Given material:
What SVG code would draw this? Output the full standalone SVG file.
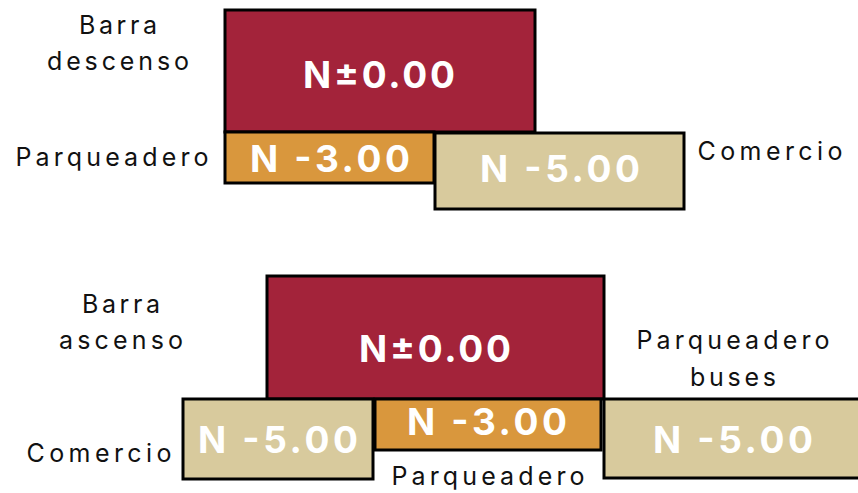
<svg xmlns="http://www.w3.org/2000/svg" width="858" height="493" viewBox="0 0 858 493">
<style>
.box{stroke:#000;stroke-width:3}
.red{fill:#A3233A}
.org{fill:#D9973D}
.bei{fill:#D8CA9D}
.lv{font-family:Inter,"Open Sans",sans-serif;font-weight:700;font-size:37px;fill:#fff;text-anchor:middle}
.lb{font-family:Inter,"Open Sans",sans-serif;font-size:25px;fill:#111;text-anchor:middle}
</style>
<rect width="858" height="493" fill="#fff"/>
<g id="top-n000"><rect class="box red" x="225" y="10" width="310" height="122"/><text class="lv" x="379" y="88" textLength="152" lengthAdjust="spacing">N±0.00</text></g>
<g id="top-n300"><rect class="box org" x="225" y="132" width="209" height="51"/><text class="lv" x="330" y="172" textLength="160" lengthAdjust="spacing">N -3.00</text></g>
<g id="top-n500"><rect class="box bei" x="435" y="133" width="249" height="76"/><text class="lv" x="560" y="182" textLength="160" lengthAdjust="spacing">N -5.00</text></g>
<g id="bot-n000"><rect class="box red" x="267" y="276" width="337" height="123"/><text class="lv" x="435" y="362" textLength="152" lengthAdjust="spacing">N±0.00</text></g>
<g id="bot-n500l"><rect class="box bei" x="183" y="399" width="190" height="80"/><text class="lv" x="278" y="453" textLength="160" lengthAdjust="spacing">N -5.00</text></g>
<g id="bot-n300"><rect class="box org" x="375" y="399" width="226" height="51"/><text class="lv" x="487" y="435" textLength="160" lengthAdjust="spacing">N -3.00</text></g>
<g id="bot-n500r"><rect class="box bei" x="604" y="399" width="260" height="79"/><text class="lv" x="733" y="453" textLength="160" lengthAdjust="spacing">N -5.00</text></g>
<g id="labels">
<text class="lb" x="118" y="34" textLength="78" lengthAdjust="spacing">Barra</text>
<text class="lb" x="118" y="70" textLength="142" lengthAdjust="spacing">descenso</text>
<text class="lb" x="112" y="166" textLength="193" lengthAdjust="spacing">Parqueadero</text>
<text class="lb" x="770" y="160" textLength="145" lengthAdjust="spacing">Comercio</text>
<text class="lb" x="121" y="313" textLength="78" lengthAdjust="spacing">Barra</text>
<text class="lb" x="121" y="349" textLength="124" lengthAdjust="spacing">ascenso</text>
<text class="lb" x="733" y="349" textLength="193" lengthAdjust="spacing">Parqueadero</text>
<text class="lb" x="733" y="386" textLength="86" lengthAdjust="spacing">buses</text>
<text class="lb" x="99" y="462" textLength="145" lengthAdjust="spacing">Comercio</text>
<text class="lb" x="488" y="485" textLength="193" lengthAdjust="spacing">Parqueadero</text>
</g>
</svg>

Required task:
Copy out all of the data word for word. Do not carry over any picture.

Written response:
What SVG code would draw this? Output the full standalone SVG file.
<svg xmlns="http://www.w3.org/2000/svg" width="858" height="493" viewBox="0 0 858 493">
<style>
.box{stroke:#000;stroke-width:3}
.red{fill:#A3233A}
.org{fill:#D9973D}
.bei{fill:#D8CA9D}
.lv{font-family:Inter,"Open Sans",sans-serif;font-weight:700;font-size:37px;fill:#fff;text-anchor:middle}
.lb{font-family:Inter,"Open Sans",sans-serif;font-size:25px;fill:#111;text-anchor:middle}
</style>
<rect width="858" height="493" fill="#fff"/>
<g id="top-n000"><rect class="box red" x="225" y="10" width="310" height="122"/><text class="lv" x="379" y="88" textLength="152" lengthAdjust="spacing">N±0.00</text></g>
<g id="top-n300"><rect class="box org" x="225" y="132" width="209" height="51"/><text class="lv" x="330" y="172" textLength="160" lengthAdjust="spacing">N -3.00</text></g>
<g id="top-n500"><rect class="box bei" x="435" y="133" width="249" height="76"/><text class="lv" x="560" y="182" textLength="160" lengthAdjust="spacing">N -5.00</text></g>
<g id="bot-n000"><rect class="box red" x="267" y="276" width="337" height="123"/><text class="lv" x="435" y="362" textLength="152" lengthAdjust="spacing">N±0.00</text></g>
<g id="bot-n500l"><rect class="box bei" x="183" y="399" width="190" height="80"/><text class="lv" x="278" y="453" textLength="160" lengthAdjust="spacing">N -5.00</text></g>
<g id="bot-n300"><rect class="box org" x="375" y="399" width="226" height="51"/><text class="lv" x="487" y="435" textLength="160" lengthAdjust="spacing">N -3.00</text></g>
<g id="bot-n500r"><rect class="box bei" x="604" y="399" width="260" height="79"/><text class="lv" x="733" y="453" textLength="160" lengthAdjust="spacing">N -5.00</text></g>
<g id="labels">
<text class="lb" x="118" y="34" textLength="78" lengthAdjust="spacing">Barra</text>
<text class="lb" x="118" y="70" textLength="142" lengthAdjust="spacing">descenso</text>
<text class="lb" x="112" y="166" textLength="193" lengthAdjust="spacing">Parqueadero</text>
<text class="lb" x="770" y="160" textLength="145" lengthAdjust="spacing">Comercio</text>
<text class="lb" x="121" y="313" textLength="78" lengthAdjust="spacing">Barra</text>
<text class="lb" x="121" y="349" textLength="124" lengthAdjust="spacing">ascenso</text>
<text class="lb" x="733" y="349" textLength="193" lengthAdjust="spacing">Parqueadero</text>
<text class="lb" x="733" y="386" textLength="86" lengthAdjust="spacing">buses</text>
<text class="lb" x="99" y="462" textLength="145" lengthAdjust="spacing">Comercio</text>
<text class="lb" x="488" y="485" textLength="193" lengthAdjust="spacing">Parqueadero</text>
</g>
</svg>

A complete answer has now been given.